Homeland Security’s Top Watchdog Pulled Documents from its Website

Two documents cataloging hundreds of allegations of misconduct involving Department of Homeland Security (DHS) employees have been removed from the agency’s Office of Inspector General (IG) website.

The documents, similar to one that is still available on the website, catalogue allegations ranging from drug trafficking to rape that the IG investigated from 2012 to 2016. IG investigators did not substantiate most of the allegations. These matters encompass major DHS offices, including Customs and Border Protection, Immigration and Customs Enforcement (ICE), the Transportation Security Administration, the Coast Guard, and the Federal Emergency Management Agency (FEMA).

A DHS spokesperson told the Project On Government Oversight (POGO) that the agency removed the documents from the IG’s online Freedom of Information Act (FOIA) Reading Room after it learned that one of the documents included a name that should have been redacted under FOIA regulations.

Screenshot of documents from July 23, 2017, that have since been removed from the DHS OIG website.
Two documents, shown on the DHS OIG website in July 13, 2017, have since been removed from the site. (Accessed via

The spokesperson said the agency would put the documents back online after a “quality control check,” but did not specify how long that would take.

Under federal law, a government agency must make a document available in an online reading room after the agency receives and grants a FOIA request for the same document at least three times. However, FOIA regulations also allow the government to redact certain information from these documents.

This isn’t necessarily a bad thing. Last month, ICE inadvertently posted personal information about hundreds of people on its website. ICE later removed its entire FOIA reading room to “undergo review”—and presumably remove sensitive personal information—before restoring it.
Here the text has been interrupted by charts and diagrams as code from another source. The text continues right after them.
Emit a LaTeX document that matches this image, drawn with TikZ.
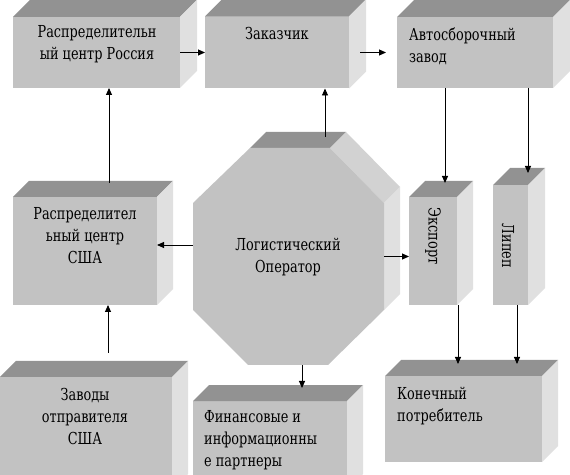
\documentclass[tikz,border=0pt]{standalone}
\usepackage{fontspec}
\newfontfamily\serfont{DejaVu Serif}[FakeStretch=0.78]
\usetikzlibrary{arrows.meta,calc}
\definecolor{frontc}{RGB}{194,194,194}
\definecolor{topc}{RGB}{146,146,146}
\definecolor{sidec}{RGB}{224,224,224}
\definecolor{slantc}{RGB}{210,210,210}
\newcommand\boxfaces[2]{%
  \fill[topc] (#1.north west) -- ++(#2,#2) -- ($(#1.north east)+(#2,#2)$) -- (#1.north east) -- cycle;
  \fill[sidec] (#1.north east) -- ++(#2,#2) -- ($(#1.south east)+(#2,#2)$) -- (#1.south east) -- cycle;
}
\begin{document}
\begin{tikzpicture}[x=1pt,y=1pt,
  front/.style={rectangle,fill=frontc,draw=none,inner sep=0pt,outer sep=0pt},
  lbl/.style={inner sep=0pt,font=\serfont\fontsize{16.5}{22}\selectfont},
  arr/.style={line width=0.9pt,-{Triangle[length=7pt,width=6pt]}}]
\path[use as bounding box] (0,0) rectangle (570,474);
\clip (0,0) rectangle (570,474);
\fill[white] (0,0) rectangle (570,474);

% boxes (front faces)
\node[front,minimum width=167pt,minimum height=71pt] (rus) at (96.5,421.5) {};
\node[front,minimum width=144pt,minimum height=72pt] (zak) at (277,421.5) {};
\node[front,minimum width=156pt,minimum height=71pt] (avto) at (475,421.5) {};
\node[front,minimum width=144pt,minimum height=108pt] (usa) at (85,223) {};
\node[front,minimum width=172pt,minimum height=113pt] (zav) at (86,40.5) {};
\node[front,minimum width=154pt,minimum height=89pt] (fin) at (270,28.5) {};
\node[front,minimum width=157pt,minimum height=86pt] (kon) at (463.5,55) {};
\node[front,minimum width=48pt,minimum height=108pt] (exp) at (433,223) {};
\node[front,minimum width=35pt,minimum height=120pt] (lip) at (510.5,229) {};
\boxfaces{rus}{17}
\boxfaces{zak}{17}
\boxfaces{avto}{17}
\boxfaces{usa}{16}
\boxfaces{zav}{16}
\boxfaces{fin}{16}
\boxfaces{kon}{16}
\boxfaces{exp}{16}
\boxfaces{lip}{17}

% octagon prism
\fill[topc] (250,326) -- (266,342) -- (346,342) -- (330,326) -- cycle;
\fill[slantc] (330,326) -- (346,342) -- (400,287) -- (384,271) -- cycle;
\fill[sidec] (384,271) -- (400,287) -- (400,180) -- (384,164) -- cycle;
\fill[frontc] (250,326) -- (330,326) -- (384,271) -- (384,164) -- (328,109) -- (248,109) -- (193,164) -- (193,271) -- cycle;
\node[inner sep=0pt,minimum width=191pt,minimum height=217pt] (op) at (288.5,217.5) {};

% texts
\node[lbl,align=center] (trus) at (97,430) {Распределительн\\ый центр Россия};
\node[lbl] (tzak) at (277,441) {Заказчик};
\node[lbl,align=left,anchor=west] (tavto) at (409,427.5) {Автосборочный\\завод};
\node[lbl,align=center] (tusa) at (85,238) {Распределител\\ьный центр\\США};
\node[lbl,align=center] (tzav) at (85,58) {Заводы\\отправителя\\США};
\node[lbl,align=left,anchor=west] (tfin) at (204,34) {Финансовые и\\информационны\\е партнеры};
\node[lbl,align=left,anchor=west] (tkon) at (397,68) {Конечный\\потребитель};
\node[lbl,align=center] (top) at (288,216.5) {Логистический\\Оператор};
\node[lbl,rotate=-90] (texp) at (433,238) {Экспорт};
\node[lbl,rotate=-90] (tlip) at (508,228) {Липеп};

% connectors
\draw[arr] (rus.east) -- (zak.west);
\draw[arr] ([xshift=11pt]zak.east) -- ([xshift=-11pt]avto.west);
\draw[arr] ([xshift=24pt,yshift=14pt]usa.north) -- ([xshift=12.5pt]rus.south);
\draw[arr] ([xshift=22pt,yshift=24pt]zav.north) -- ([xshift=23pt]usa.south);
\draw[arr] ([yshift=11.5pt]op.west) -- ([yshift=6pt]usa.east);
\draw[arr] (op.east) -- ([yshift=-5.5pt]exp.west);
\draw[arr] ([xshift=36.5pt,yshift=11pt]op.north) -- ([xshift=48pt]zak.south);
\draw[arr] ([xshift=13.5pt]op.south) -- ([xshift=32pt,yshift=13pt]fin.north);
\draw[arr] ([xshift=-30pt]avto.south) -- ([xshift=12pt,yshift=14pt]exp.north);
\draw[arr] ([xshift=53pt]avto.south) -- ([xshift=17.5pt,yshift=12pt]lip.north);
\draw[arr] ([xshift=25pt]exp.south) -- ([xshift=-5.5pt,yshift=12pt]kon.north);
\draw[arr] ([xshift=6.5pt]lip.south) -- ([xshift=53.5pt,yshift=12pt]kon.north);
\end{tikzpicture}
\end{document}
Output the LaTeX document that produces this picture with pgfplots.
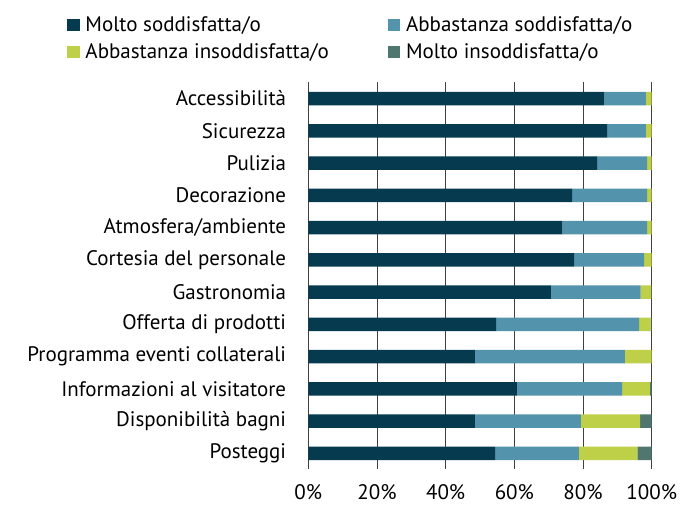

But the problem with the way both the IG and ICE dealt with personal information falling through the cracks—and onto the Internet where anyone can see it—is that neither office posted clear information on their websites about why the information had been removed and when it would be available again. In the case of the IG, the office didn’t post any information at all about the missing documents, leaving the media and the public confused about why the material was removed.

The lack of transparency in the removal of information from government websites was starkly illustrated recently when the Treasury Department and FEMA removed important analytic data from their websites. As POGO Executive Director Danielle Brian noted, it appears as though the agencies removed the data either because it contradicted the Trump administration’s policies or made it look bad.

In order to avoid giving the appearance of depriving the public of information for the wrong—or possibly illegal—reasons, the government should be more proactively transparent when it removes information from the Internet.